Literary: The imagery of the ripe harvest and the sickle comes from the Bible rather than the Mesoamerican experience. For a literary touchstone, Joseph might have taken this imagery from either Joel or the book of Revelations:

Joel 3:13 Put ye in the sickle, for the harvest is ripe: come, get you down; for the press is full, the fats overflow; for their wickedness is great.

Revelation 14:15-18 And another angel came out of the temple, crying with a loud voice to him that sat on the cloud, Thrust in thy sickle, and reap: for the time is come for thee to reap; for the harvest of the earth is ripe.

16 And he that sat on the cloud thrust in his sickle on the earth; and the earth was reaped.

17 And another angel came out of the temple which is in heaven, he also having a sharp sickle.

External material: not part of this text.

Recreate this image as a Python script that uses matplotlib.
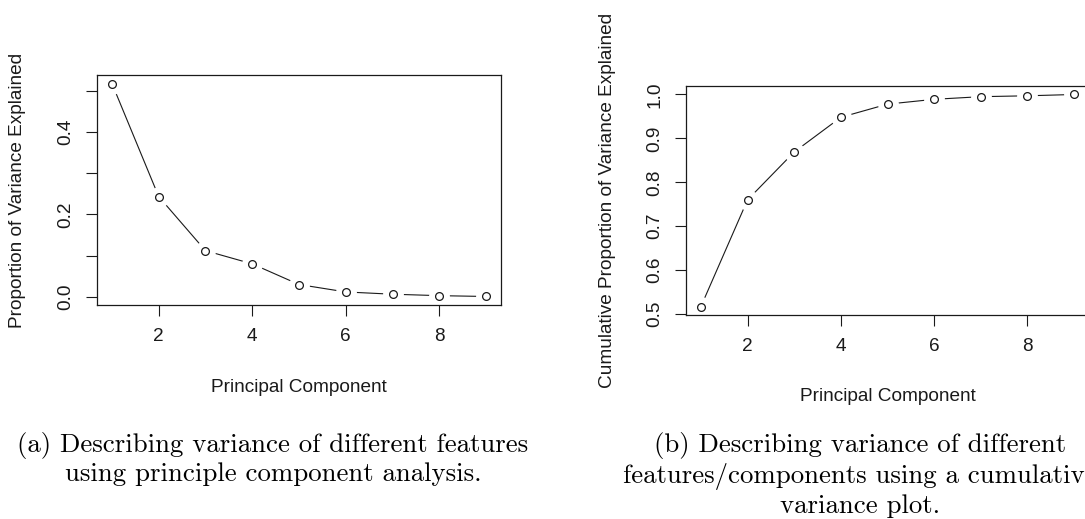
import numpy as np
import matplotlib.pyplot as plt

#-------------- data --------------
components = [1, 2, 3, 4, 5, 6, 7, 8, 9]
pve = [0.517, 0.243, 0.112, 0.080, 0.030, 0.012, 0.0065, 0.003, 0.001]
cum_pve = [0.517, 0.760, 0.869, 0.948, 0.978, 0.989, 0.995, 0.997, 1.000]
x_ticks = [2, 4, 6, 8]
y_ticks_a = [0.0, 0.1, 0.2, 0.3, 0.4, 0.5]
y_labels_a = ['0.0', '', '0.2', '', '0.4', '']
y_ticks_b = [0.5, 0.6, 0.7, 0.8, 0.9, 1.0]
y_labels_b = ['0.5', '0.6', '0.7', '0.8', '0.9', '1.0']
caption_a = "(a) Describing variance of different features\nusing principle component analysis."
caption_b = "(b) Describing variance of different\nfeatures/components using a cumulative\nvariance plot."
#----------------------------------

plt.rcParams['font.family'] = ['Liberation Sans', 'DejaVu Sans']
FS = 13.7
INK = '#1a1a1a'

fig = plt.figure(figsize=(10.85, 5.19), dpi=100)
W, H = 1085, 519


def r_style_plot(ax, x, y, yticks, ylabels, ylabel):
    # R type="b": line with gaps around open circles
    ax.plot(x, y, color=INK, lw=0.8, zorder=1)
    ax.plot(x, y, ls='none', marker='o', ms=15, mfc='white', mec='none', zorder=2)
    ax.plot(x, y, ls='none', marker='o', ms=5.6, mfc='white', mec=INK, mew=0.9, zorder=3)
    ax.margins(x=0.04, y=0.04)
    ax.set_xticks(x_ticks)
    ax.set_xticklabels([str(t) for t in x_ticks])
    ax.set_yticks(yticks)
    ax.set_yticklabels(ylabels, rotation=90, va='center')
    ax.tick_params(axis='both', direction='out', length=7.8, width=0.8,
                   color=INK, labelsize=FS, labelcolor=INK, pad=8.5)
    for s in ax.spines.values():
        s.set_linewidth(0.9)
        s.set_color(INK)
        s.set_zorder(4)
    ax.text(0.5, -0.357, 'Principal Component', transform=ax.transAxes,
            ha='center', va='center', fontsize=FS, color=INK)
    ax.text(-0.196, 0.5, ylabel, transform=ax.transAxes, rotation=90,
            ha='center', va='center', fontsize=FS, color=INK)


#----------- left panel -----------
ax1 = fig.add_axes([97 / W, 1 - 305 / H, 404 / W, 230 / H])
r_style_plot(ax1, components, pve, y_ticks_a, y_labels_a,
             'Proportion of Variance Explained')

#----------- right panel (cropped at the right edge) -----------
ax2 = fig.add_axes([686 / W, 1 - 315 / H, 403 / W, 229 / H])
r_style_plot(ax2, components, cum_pve, y_ticks_b, y_labels_b,
             'Cumulative Proportion of Variance Explained')

#----------- captions -----------
fig.text(273 / W, 1 - 459 / H, caption_a, family='cmr10', fontsize=19.3,
         ha='center', va='center', multialignment='center', linespacing=1.2)
fig.text(860 / W, 1 - 475 / H, caption_b, family='cmr10', fontsize=19.3,
         ha='center', va='center', multialignment='center', linespacing=1.2)

fig.savefig('out.png', dpi=100)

18 And another angel came out from the altar, which had power over fire; and cried with a loud cry to him that had the sharp sickle, saying, Thrust in thy sharp sickle, and gather the clusters of the vine of the earth; for her grapes are fully ripe.

The imagery of the ripe field being reaped with a sickle was natural in the Old World, and probably to Joseph on the American frontier. It would not, however, be the appropriate imagery for Mesoamerica. This is not because of the ripened fields, for surely there were ripened fields, and indigenous Mesoamerican imagery is full if the import of ripening foodstuffs. The difference is the sickle.

The sickle is an instrument for harvesting grains that grown on long flexible stalks. The principal grains of the New World would not have fit that description, and it is quite doubtful that anyone would have an image of harvesting corn with a sickle, as a straight bladed instrument would be quite sufficient.

None of this suggests that the absence of a sickle in Mesoamerican says anything except that Joseph’s use of the term is influenced more by the language of the Bible than by the particular imagery that might have been on the plates. Of course it is possible that Ammon used a specific reference to Joel, but it is more likely that the original imagery would have been more specific to the ripening/harvesting images with which he and his brethren would have been most familiar. Of course this same imagery appears in D&C 4:4.